17 June - Larne - Oxford Island - 91km

We had a great breakfast at the B & B, what luxury!!!  The B & B is right across from the harbour so we went directly there. Esther could get the 10.30 ferry.

 

I hopped on my bike and headed back to Belfast in order to go south.  It's a great morning and as it is Sunday plenty of cyclist are out, all stopping for a wee chat (as they say here) So I took the recommend route south of Belfast along the River Lagan, all the way to Lisburn.  From there on a minor road via Moira to Oxford Island on Lough Neagh. 

 

I even saw the Orange Order men marching, band and all, in one of the smaller villages.

 

18 June – Oxford Island – Ballyronan - 72km

The people here are really friendly, even offered me some dope!!!  The Lough is a fresh water lough and one of the largest in Western Europe.  So I decided to cycle along the shore to Ballyronan.  The path follows small country lanes and minor roads, past small villages and farms.

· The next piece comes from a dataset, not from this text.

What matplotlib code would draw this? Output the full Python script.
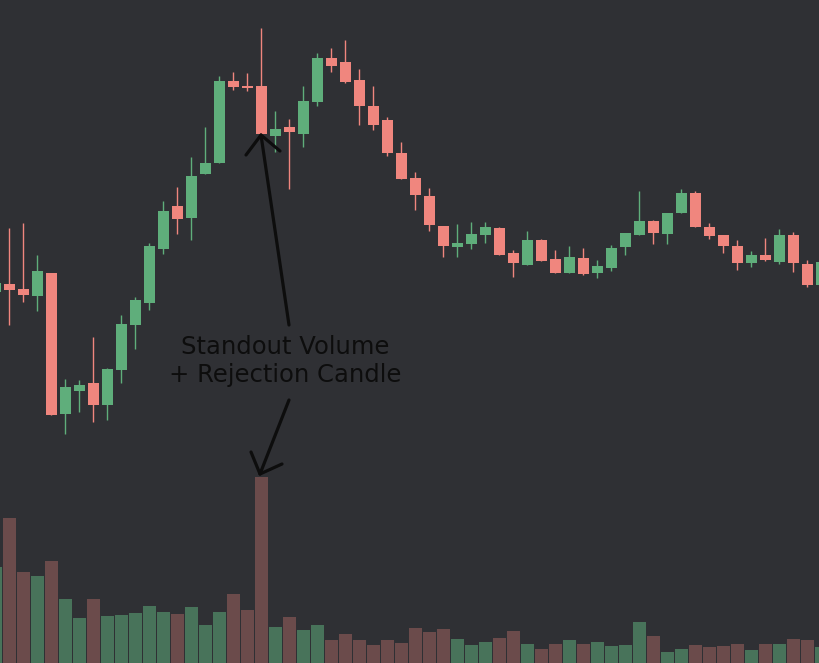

The lake has an interesting legend which says that it was formed when the Irish giant Finn McCool scooped out an earthen clod to toss at a Scottish rival who was fleeing Ulster by the Giant's Causeway.  Finn's shot fell into the Irish Channel and formed the isle of Man!!

 

19 June - Ballyronan - Kesh (Lough Erne) - 101km

Packed up in the rain again, what's new, but it cleared and I had a fantastic cycling day west along the foothills of the Sperrin Mountains, via Omagh to Kesh.  In Kesh I cycled onto the campsite, which was up some serious hills, just to find it's not a camp site but a mobile home park with no camping.  Bummer!!!  The owner was however nice enough to allow me to camp on a small piece of grass and he even unlocked one of the mobile homes so I could use the shower and toilet.

 

20 June - Kesh and surrounds - 32km

Decided to stay in the area, and went down the hill to the proper campsite from where one can take long walks around the lake and through the forest.  I even found some dried fruit, yummy, ate the whole lot, now I'm shitting through the eye of a needle.  Well talking about food, I always considered myself as the Queen of carbos, but I have nothing on these people, they have macaroni cheese & chips, baked potato with beans and chips, how's that?

 

21 June - Kesh - Donegal (Dun na nGall) - 72km

The road to Ballyshannon runs all along the lake and with a tail wind it felt like down hill all the way.  At Ballyshannon I turned northwards along the coast to Donegal, still with a tail wind, so  I arrived fairly early and set up camp at the Youth Hostel.